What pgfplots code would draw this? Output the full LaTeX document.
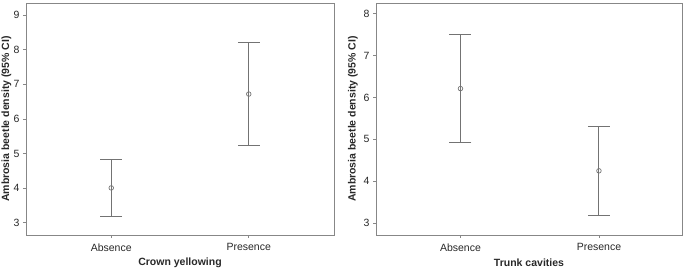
\documentclass[border=0pt]{standalone}
\usepackage{pgfplots}
\pgfplotsset{compat=1.18}
\usepackage{fontspec}
\setmainfont{Liberation Sans}
\definecolor{framec}{RGB}{135,135,135}
\definecolor{barc}{RGB}{115,115,115}
\definecolor{txtc}{RGB}{40,40,40}
\pgfplotsset{
  ebstyle/.style={
    scale only axis, width=308pt, height=232pt,
    xmin=0.38, xmax=2.62,
    xtick={1,2}, xticklabels={Absence,Presence},
    tick align=outside, xtick pos=lower, ytick pos=left,
    major tick length=3pt,
    axis line style={framec, line width=0.9pt},
    tick style={framec, line width=0.8pt},
    font=\fontsize{10.5}{12}\selectfont,
    /pgf/number format/assume math mode=true,
    ticklabel style={text=txtc, font=\fontsize{10.5}{12}\selectfont},
    label style={text=txtc, font=\fontsize{10.5}{12}\selectfont\bfseries},
    xticklabel style={yshift=-2pt},
    xlabel style={at={(axis description cs:0.5,0)}, anchor=center, yshift=-28pt},
  },
  ebplot/.style={
    barc, line width=0.9pt, only marks,
    mark=o, mark size=2.3pt, mark options={barc, line width=0.7pt},
    error bars/.cd, y dir=both, y explicit,
    error mark=-, error mark options={rotate=90, barc, line width=0.9pt, mark size=11pt},
    error bar style={barc, line width=0.9pt},
  },
}
\pgfplotstableread{
x y ep em
1 4.01 0.81 0.83
2 6.72 1.50 1.48
}\crown
\pgfplotstableread{
x y ep em
1 6.21 1.29 1.28
2 4.25 1.05 1.06
}\trunk
\begin{document}
\begin{tikzpicture}
\path[use as bounding box] (-26pt,-35pt) rectangle (659pt,235pt);
\begin{axis}[ebstyle, at={(0pt,0pt)}, anchor=origin,
  ymin=2.65, ymax=9.35, ytick={3,4,5,6,7,8,9},
  xlabel={Crown yellowing},
  ylabel={Ambrosia beetle density (95\% CI)},
  ylabel style={at={(axis description cs:0,0.5)}, anchor=center, yshift=19.7pt},
]
\addplot+[ebplot] table[x=x, y=y, y error plus=ep, y error minus=em] {\crown};
\end{axis}
\begin{axis}[ebstyle, at={(350pt,0pt)}, anchor=origin, width=306pt,
  ymin=2.72, ymax=8.25, ytick={3,4,5,6,7,8},
  xmin=0.39, xmax=2.60,
  xlabel={Trunk cavities},
  ylabel={Ambrosia beetle density (95\% CI)},
  ylabel style={at={(axis description cs:0,0.5)}, anchor=center, yshift=23pt},
]
\addplot+[ebplot] table[x=x, y=y, y error plus=ep, y error minus=em] {\trunk};
\end{axis}
\end{tikzpicture}
\end{document}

**EXERCISE TASK**
Every line should be retyped exactly, with the pictures omitted.

**EXPECTED ANSWER**
What pgfplots code would draw this? Output the full LaTeX document.
\documentclass[border=0pt]{standalone}
\usepackage{pgfplots}
\pgfplotsset{compat=1.18}
\usepackage{fontspec}
\setmainfont{Liberation Sans}
\definecolor{framec}{RGB}{135,135,135}
\definecolor{barc}{RGB}{115,115,115}
\definecolor{txtc}{RGB}{40,40,40}
\pgfplotsset{
  ebstyle/.style={
    scale only axis, width=308pt, height=232pt,
    xmin=0.38, xmax=2.62,
    xtick={1,2}, xticklabels={Absence,Presence},
    tick align=outside, xtick pos=lower, ytick pos=left,
    major tick length=3pt,
    axis line style={framec, line width=0.9pt},
    tick style={framec, line width=0.8pt},
    font=\fontsize{10.5}{12}\selectfont,
    /pgf/number format/assume math mode=true,
    ticklabel style={text=txtc, font=\fontsize{10.5}{12}\selectfont},
    label style={text=txtc, font=\fontsize{10.5}{12}\selectfont\bfseries},
    xticklabel style={yshift=-2pt},
    xlabel style={at={(axis description cs:0.5,0)}, anchor=center, yshift=-28pt},
  },
  ebplot/.style={
    barc, line width=0.9pt, only marks,
    mark=o, mark size=2.3pt, mark options={barc, line width=0.7pt},
    error bars/.cd, y dir=both, y explicit,
    error mark=-, error mark options={rotate=90, barc, line width=0.9pt, mark size=11pt},
    error bar style={barc, line width=0.9pt},
  },
}
\pgfplotstableread{
x y ep em
1 4.01 0.81 0.83
2 6.72 1.50 1.48
}\crown
\pgfplotstableread{
x y ep em
1 6.21 1.29 1.28
2 4.25 1.05 1.06
}\trunk
\begin{document}
\begin{tikzpicture}
\path[use as bounding box] (-26pt,-35pt) rectangle (659pt,235pt);
\begin{axis}[ebstyle, at={(0pt,0pt)}, anchor=origin,
  ymin=2.65, ymax=9.35, ytick={3,4,5,6,7,8,9},
  xlabel={Crown yellowing},
  ylabel={Ambrosia beetle density (95\% CI)},
  ylabel style={at={(axis description cs:0,0.5)}, anchor=center, yshift=19.7pt},
]
\addplot+[ebplot] table[x=x, y=y, y error plus=ep, y error minus=em] {\crown};
\end{axis}
\begin{axis}[ebstyle, at={(350pt,0pt)}, anchor=origin, width=306pt,
  ymin=2.72, ymax=8.25, ytick={3,4,5,6,7,8},
  xmin=0.39, xmax=2.60,
  xlabel={Trunk cavities},
  ylabel={Ambrosia beetle density (95\% CI)},
  ylabel style={at={(axis description cs:0,0.5)}, anchor=center, yshift=23pt},
]
\addplot+[ebplot] table[x=x, y=y, y error plus=ep, y error minus=em] {\trunk};
\end{axis}
\end{tikzpicture}
\end{document}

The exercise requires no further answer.